Clever Elsie: Yes, romantic relationships are different. It is hard for me to say that because I don't way to also say that they are inherently BETTER or more necessary (although I suppose that for survival as a species, sexual relationships are necessary although I'm not sure how interested I am in that aspect of human survival).

This budding relationship with Teapot is interesting to me because I am NOT losing myself in it nor am I feeling that I must inherently sacrifice some essential part of myself to be involved with him. Time will tell, of course.

But it is interesting to open up my mind to the idea that being in a relationship could be a further extention of my singluionaryness (instead of a regression).

Akirah said...

Well I guess we'll just hafta see about this Teapot guy. But either way, I love how confident you are. It's refreshing.

Susan Walsh said...

I always appreciate your honesty. It's wonderful how you can be open about wanting a relationship, but still identifying with the Singlution even if you enter one. Can I be honest for a moment? 18 years of abstinence? Talk about a red flag. I understand why Abstinent Admirer was refreshing. I just wish he'd had something to give. I hope you find a really good man, whether Teapot or some other kind of pot.

The Singlutionary said...

Akirah: Thank you. It is also refreshing to me to be confident because I used to be a puddle of misery and desperation. And I too am waiting to see if Teapot is my kind of pot.

Susan: Yes. Abstinent Admirer was either crazy or he was perfect. Turns out he was crazy. But I did learn a lot about emotional intimacy from him. I learned that I can get hurt without having sex too. So far Teapot has no red flags. Except that he might just not be that into me cause he doesn't call me all that often.

Anonymous said...

I think that I have lost more *male* friends to their sig others than I have lost female friends. Or at least, the cynic in me noticed that when my male friends pair up, they lose interest in female friends.

In a way, you could become Couplutionary because you'd be redefining the conventional notion of what coupling means and why people become coupled.

Great post.

CC

PS. Also, thanks for mentioning my post! = )

The Singlutionary said...

CC: I enjoy mentioning your blog!

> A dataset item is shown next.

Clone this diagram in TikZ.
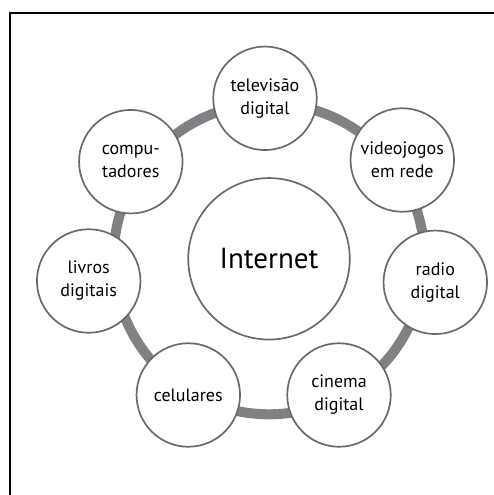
\documentclass[tikz,border=0pt]{standalone}
\usepackage{fontspec}
\setmainfont{PT Sans}
\definecolor{ringgray}{RGB}{128,129,132}
\definecolor{edgegray}{RGB}{105,106,110}
\begin{document}
\begin{tikzpicture}[x=1pt,y=-1pt,
  topic/.style={circle,draw=edgegray,line width=1.7pt,fill=white,minimum size=103.5pt,inner sep=0pt,align=center,font=\fontsize{18}{23}\selectfont},
  hub/.style={circle,draw=edgegray,line width=1.7pt,fill=white,minimum size=161.5pt,inner sep=0pt,font=\fontsize{29}{34}\selectfont},
  ring/.style={draw=ringgray,line width=10pt}]
\useasboundingbox (0,0) rectangle (494,495);
\clip (0,0) rectangle (494,495);
\draw[line width=2pt] (10,13) rectangle (540,540);
\coordinate (c) at (269,258.8);
\draw[ring] (c) circle (155.5);
\node[hub] (internet) at (c) {Internet};
\node[topic] (tv) at (265,98.3) {televisão\\digital};
\node[topic] (video) at (402.3,160) {videojogos\\em rede};
\node[topic] (radio) at (435.3,282.3) {radio\\digital};
\node[topic] (cinema) at (339,395) {cinema\\digital};
\node[topic] (cel) at (188.3,395) {celulares};
\node[topic] (livros) at (88.7,281) {livros\\digitais};
\node[topic] (comp) at (130.8,161.7) {compu-\\tadores};
\end{tikzpicture}
\end{document}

I wish I could read and comment more over at Onely but time seems to keep getting away from me lately. You have great things to say.

Coupleutionary. I like that. I think that Singlutionary and Couplutionary are inherently the same thing. Its about living your best life no matter what your circumstances may be.

One of our excellent fellow single bloggers posted recently about men and women being friends. I think it was Single Shot Seattle. Ah here it is:

http://singleshotseattle.wordpress.com/2009/11/09/can-men-and-women-be-just-friends/

I have had only one experience where I lost a close male friend because he got married. But I have lost many potential male friends either because of romantic complications or non- couplutionary behavior (either his girlfriend/wife didn't like me being around or he felt that he needed to not be friends with a woman to prove his love for another female). And for some reason I don't seem to be blessed with a plethora of gay male friends.

So anyways. I need some male presence in my life so I might as well go for the long term kind and get some free sex along the way (eventually once I decide to start putting out again-- whenever that might be).

Stevi said...

Giveaway!! How fun! Also I added your button!

I hope I win... (I'll win right? wink wink)

Kell said...

I'd like to be entered :)

I like the post a lot. I was always fine with being single, and never actively searched for a guy. I figured he could find me, and honestly, one day.. he did. When I least expected it. I don't find single life and partnered life to be too different. I still need my... me time. Being long distance is perfect for me(For now!) because I can have time to myself.

The Singlutionary said...

Stevi: Thank you for adding my button

Kelleidoscope: Yes! I love having time to myself! I am so happy that you have found a way to be you and be with someone too!